> Information supplied:
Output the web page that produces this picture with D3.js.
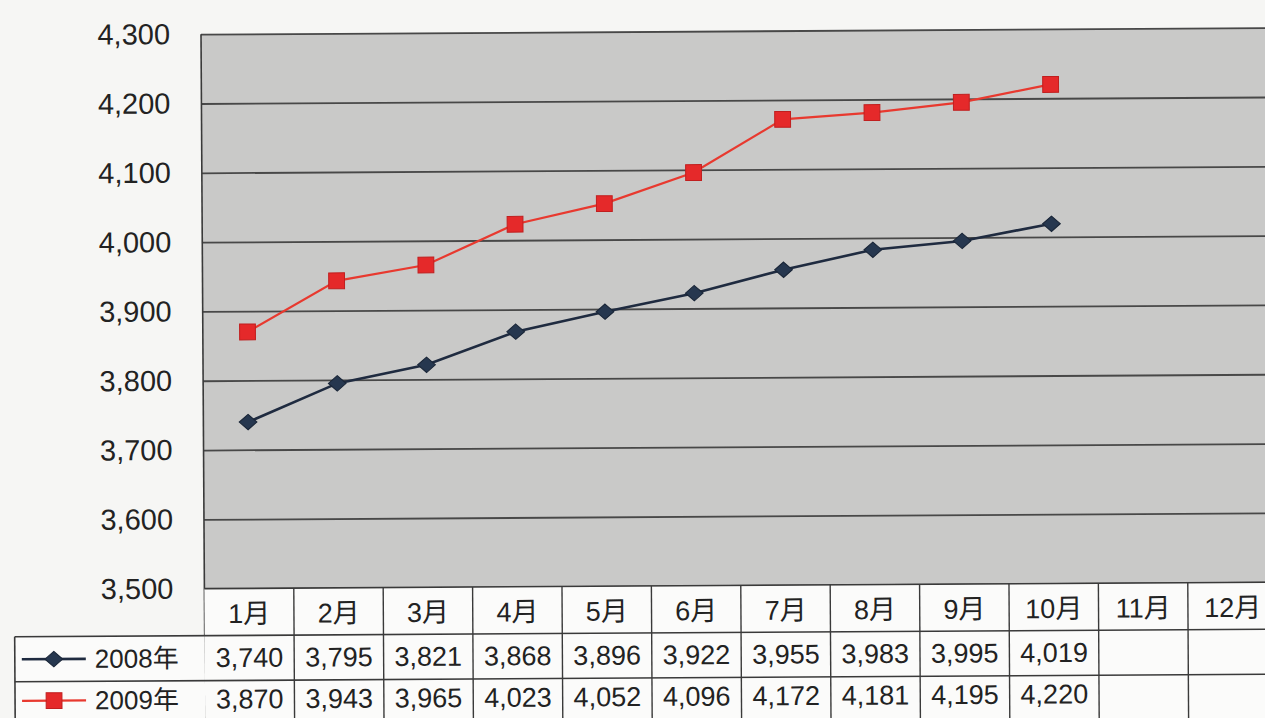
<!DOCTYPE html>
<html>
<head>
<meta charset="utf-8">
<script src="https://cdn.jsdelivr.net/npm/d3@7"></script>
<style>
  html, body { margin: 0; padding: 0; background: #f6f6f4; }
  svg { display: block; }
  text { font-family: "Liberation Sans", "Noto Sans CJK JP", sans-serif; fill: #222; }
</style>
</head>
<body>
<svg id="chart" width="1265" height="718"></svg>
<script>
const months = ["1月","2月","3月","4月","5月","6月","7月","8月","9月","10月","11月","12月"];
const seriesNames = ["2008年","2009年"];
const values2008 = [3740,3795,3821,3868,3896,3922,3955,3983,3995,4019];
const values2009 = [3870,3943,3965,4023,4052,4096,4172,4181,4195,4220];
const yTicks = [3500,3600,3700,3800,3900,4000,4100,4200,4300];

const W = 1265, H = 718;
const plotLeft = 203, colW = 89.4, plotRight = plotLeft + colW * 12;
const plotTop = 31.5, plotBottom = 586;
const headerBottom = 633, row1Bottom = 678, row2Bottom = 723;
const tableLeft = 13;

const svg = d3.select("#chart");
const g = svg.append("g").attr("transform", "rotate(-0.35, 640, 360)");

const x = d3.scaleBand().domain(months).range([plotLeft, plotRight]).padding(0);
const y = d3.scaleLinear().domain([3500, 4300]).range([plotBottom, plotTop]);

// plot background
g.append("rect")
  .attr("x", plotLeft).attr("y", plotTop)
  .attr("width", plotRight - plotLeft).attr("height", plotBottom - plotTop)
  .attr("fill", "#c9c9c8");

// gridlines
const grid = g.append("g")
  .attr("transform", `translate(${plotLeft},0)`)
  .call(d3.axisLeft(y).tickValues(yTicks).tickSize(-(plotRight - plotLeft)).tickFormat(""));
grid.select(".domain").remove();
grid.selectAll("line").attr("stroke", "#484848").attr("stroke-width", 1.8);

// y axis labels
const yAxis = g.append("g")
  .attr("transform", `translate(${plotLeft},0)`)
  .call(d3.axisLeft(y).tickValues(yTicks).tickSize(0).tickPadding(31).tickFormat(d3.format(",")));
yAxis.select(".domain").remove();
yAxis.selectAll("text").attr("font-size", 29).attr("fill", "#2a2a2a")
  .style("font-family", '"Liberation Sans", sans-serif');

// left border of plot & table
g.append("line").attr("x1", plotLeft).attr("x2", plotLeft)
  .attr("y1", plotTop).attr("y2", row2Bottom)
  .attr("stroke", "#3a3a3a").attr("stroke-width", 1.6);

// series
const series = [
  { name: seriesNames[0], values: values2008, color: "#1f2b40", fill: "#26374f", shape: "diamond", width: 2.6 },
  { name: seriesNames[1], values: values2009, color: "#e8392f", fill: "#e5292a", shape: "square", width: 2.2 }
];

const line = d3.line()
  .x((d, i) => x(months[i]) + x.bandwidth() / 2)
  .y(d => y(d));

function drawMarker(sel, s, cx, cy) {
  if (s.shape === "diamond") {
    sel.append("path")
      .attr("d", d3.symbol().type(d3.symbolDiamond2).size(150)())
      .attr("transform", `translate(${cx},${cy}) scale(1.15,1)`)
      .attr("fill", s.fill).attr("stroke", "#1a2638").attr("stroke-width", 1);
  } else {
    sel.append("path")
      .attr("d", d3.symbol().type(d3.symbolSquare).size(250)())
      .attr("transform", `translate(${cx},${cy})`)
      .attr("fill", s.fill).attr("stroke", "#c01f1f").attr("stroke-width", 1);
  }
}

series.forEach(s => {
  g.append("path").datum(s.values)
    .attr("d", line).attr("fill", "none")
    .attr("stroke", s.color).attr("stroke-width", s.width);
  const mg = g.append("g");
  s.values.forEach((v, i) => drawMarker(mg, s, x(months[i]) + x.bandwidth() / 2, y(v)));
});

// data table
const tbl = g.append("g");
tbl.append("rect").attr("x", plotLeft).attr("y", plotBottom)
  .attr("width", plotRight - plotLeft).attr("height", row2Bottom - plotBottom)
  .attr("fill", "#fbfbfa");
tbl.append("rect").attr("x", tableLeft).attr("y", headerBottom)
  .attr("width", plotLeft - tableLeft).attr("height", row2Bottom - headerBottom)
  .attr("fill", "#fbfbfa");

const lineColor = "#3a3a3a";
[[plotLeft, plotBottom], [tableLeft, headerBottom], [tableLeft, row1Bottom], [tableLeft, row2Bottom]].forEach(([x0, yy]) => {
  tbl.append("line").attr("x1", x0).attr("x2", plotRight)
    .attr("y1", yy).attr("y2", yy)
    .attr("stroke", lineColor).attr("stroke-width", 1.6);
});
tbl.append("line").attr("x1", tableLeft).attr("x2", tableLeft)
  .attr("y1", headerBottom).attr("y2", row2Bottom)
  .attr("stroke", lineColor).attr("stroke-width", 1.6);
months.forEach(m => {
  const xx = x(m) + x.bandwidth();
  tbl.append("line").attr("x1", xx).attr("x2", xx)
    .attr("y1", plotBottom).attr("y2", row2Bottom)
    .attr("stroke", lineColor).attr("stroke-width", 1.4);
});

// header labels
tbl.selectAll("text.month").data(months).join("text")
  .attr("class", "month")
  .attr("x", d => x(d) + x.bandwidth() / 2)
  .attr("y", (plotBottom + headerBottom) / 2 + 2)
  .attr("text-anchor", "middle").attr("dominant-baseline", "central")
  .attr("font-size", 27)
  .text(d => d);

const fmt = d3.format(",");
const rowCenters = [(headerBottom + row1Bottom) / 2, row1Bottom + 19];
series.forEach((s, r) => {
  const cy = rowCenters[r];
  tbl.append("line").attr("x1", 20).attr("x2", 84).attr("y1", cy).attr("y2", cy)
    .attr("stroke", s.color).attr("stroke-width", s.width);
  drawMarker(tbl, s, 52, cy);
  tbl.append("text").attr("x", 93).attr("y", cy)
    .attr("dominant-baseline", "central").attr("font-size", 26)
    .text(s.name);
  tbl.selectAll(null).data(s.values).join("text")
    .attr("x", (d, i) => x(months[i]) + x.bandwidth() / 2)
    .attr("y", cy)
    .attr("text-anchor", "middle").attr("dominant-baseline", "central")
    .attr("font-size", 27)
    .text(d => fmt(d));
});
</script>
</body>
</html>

> Set exercise: Make an exact reproduction of the listing above, without any pictures.

> Exercise answer:
Output the web page that produces this picture with D3.js.
<!DOCTYPE html>
<html>
<head>
<meta charset="utf-8">
<script src="https://cdn.jsdelivr.net/npm/d3@7"></script>
<style>
  html, body { margin: 0; padding: 0; background: #f6f6f4; }
  svg { display: block; }
  text { font-family: "Liberation Sans", "Noto Sans CJK JP", sans-serif; fill: #222; }
</style>
</head>
<body>
<svg id="chart" width="1265" height="718"></svg>
<script>
const months = ["1月","2月","3月","4月","5月","6月","7月","8月","9月","10月","11月","12月"];
const seriesNames = ["2008年","2009年"];
const values2008 = [3740,3795,3821,3868,3896,3922,3955,3983,3995,4019];
const values2009 = [3870,3943,3965,4023,4052,4096,4172,4181,4195,4220];
const yTicks = [3500,3600,3700,3800,3900,4000,4100,4200,4300];

const W = 1265, H = 718;
const plotLeft = 203, colW = 89.4, plotRight = plotLeft + colW * 12;
const plotTop = 31.5, plotBottom = 586;
const headerBottom = 633, row1Bottom = 678, row2Bottom = 723;
const tableLeft = 13;

const svg = d3.select("#chart");
const g = svg.append("g").attr("transform", "rotate(-0.35, 640, 360)");

const x = d3.scaleBand().domain(months).range([plotLeft, plotRight]).padding(0);
const y = d3.scaleLinear().domain([3500, 4300]).range([plotBottom, plotTop]);

// plot background
g.append("rect")
  .attr("x", plotLeft).attr("y", plotTop)
  .attr("width", plotRight - plotLeft).attr("height", plotBottom - plotTop)
  .attr("fill", "#c9c9c8");

// gridlines
const grid = g.append("g")
  .attr("transform", `translate(${plotLeft},0)`)
  .call(d3.axisLeft(y).tickValues(yTicks).tickSize(-(plotRight - plotLeft)).tickFormat(""));
grid.select(".domain").remove();
grid.selectAll("line").attr("stroke", "#484848").attr("stroke-width", 1.8);

// y axis labels
const yAxis = g.append("g")
  .attr("transform", `translate(${plotLeft},0)`)
  .call(d3.axisLeft(y).tickValues(yTicks).tickSize(0).tickPadding(31).tickFormat(d3.format(",")));
yAxis.select(".domain").remove();
yAxis.selectAll("text").attr("font-size", 29).attr("fill", "#2a2a2a")
  .style("font-family", '"Liberation Sans", sans-serif');

// left border of plot & table
g.append("line").attr("x1", plotLeft).attr("x2", plotLeft)
  .attr("y1", plotTop).attr("y2", row2Bottom)
  .attr("stroke", "#3a3a3a").attr("stroke-width", 1.6);

// series
const series = [
  { name: seriesNames[0], values: values2008, color: "#1f2b40", fill: "#26374f", shape: "diamond", width: 2.6 },
  { name: seriesNames[1], values: values2009, color: "#e8392f", fill: "#e5292a", shape: "square", width: 2.2 }
];

const line = d3.line()
  .x((d, i) => x(months[i]) + x.bandwidth() / 2)
  .y(d => y(d));

function drawMarker(sel, s, cx, cy) {
  if (s.shape === "diamond") {
    sel.append("path")
      .attr("d", d3.symbol().type(d3.symbolDiamond2).size(150)())
      .attr("transform", `translate(${cx},${cy}) scale(1.15,1)`)
      .attr("fill", s.fill).attr("stroke", "#1a2638").attr("stroke-width", 1);
  } else {
    sel.append("path")
      .attr("d", d3.symbol().type(d3.symbolSquare).size(250)())
      .attr("transform", `translate(${cx},${cy})`)
      .attr("fill", s.fill).attr("stroke", "#c01f1f").attr("stroke-width", 1);
  }
}

series.forEach(s => {
  g.append("path").datum(s.values)
    .attr("d", line).attr("fill", "none")
    .attr("stroke", s.color).attr("stroke-width", s.width);
  const mg = g.append("g");
  s.values.forEach((v, i) => drawMarker(mg, s, x(months[i]) + x.bandwidth() / 2, y(v)));
});

// data table
const tbl = g.append("g");
tbl.append("rect").attr("x", plotLeft).attr("y", plotBottom)
  .attr("width", plotRight - plotLeft).attr("height", row2Bottom - plotBottom)
  .attr("fill", "#fbfbfa");
tbl.append("rect").attr("x", tableLeft).attr("y", headerBottom)
  .attr("width", plotLeft - tableLeft).attr("height", row2Bottom - headerBottom)
  .attr("fill", "#fbfbfa");

const lineColor = "#3a3a3a";
[[plotLeft, plotBottom], [tableLeft, headerBottom], [tableLeft, row1Bottom], [tableLeft, row2Bottom]].forEach(([x0, yy]) => {
  tbl.append("line").attr("x1", x0).attr("x2", plotRight)
    .attr("y1", yy).attr("y2", yy)
    .attr("stroke", lineColor).attr("stroke-width", 1.6);
});
tbl.append("line").attr("x1", tableLeft).attr("x2", tableLeft)
  .attr("y1", headerBottom).attr("y2", row2Bottom)
  .attr("stroke", lineColor).attr("stroke-width", 1.6);
months.forEach(m => {
  const xx = x(m) + x.bandwidth();
  tbl.append("line").attr("x1", xx).attr("x2", xx)
    .attr("y1", plotBottom).attr("y2", row2Bottom)
    .attr("stroke", lineColor).attr("stroke-width", 1.4);
});

// header labels
tbl.selectAll("text.month").data(months).join("text")
  .attr("class", "month")
  .attr("x", d => x(d) + x.bandwidth() / 2)
  .attr("y", (plotBottom + headerBottom) / 2 + 2)
  .attr("text-anchor", "middle").attr("dominant-baseline", "central")
  .attr("font-size", 27)
  .text(d => d);

const fmt = d3.format(",");
const rowCenters = [(headerBottom + row1Bottom) / 2, row1Bottom + 19];
series.forEach((s, r) => {
  const cy = rowCenters[r];
  tbl.append("line").attr("x1", 20).attr("x2", 84).attr("y1", cy).attr("y2", cy)
    .attr("stroke", s.color).attr("stroke-width", s.width);
  drawMarker(tbl, s, 52, cy);
  tbl.append("text").attr("x", 93).attr("y", cy)
    .attr("dominant-baseline", "central").attr("font-size", 26)
    .text(s.name);
  tbl.selectAll(null).data(s.values).join("text")
    .attr("x", (d, i) => x(months[i]) + x.bandwidth() / 2)
    .attr("y", cy)
    .attr("text-anchor", "middle").attr("dominant-baseline", "central")
    .attr("font-size", 27)
    .text(d => fmt(d));
});
</script>
</body>
</html>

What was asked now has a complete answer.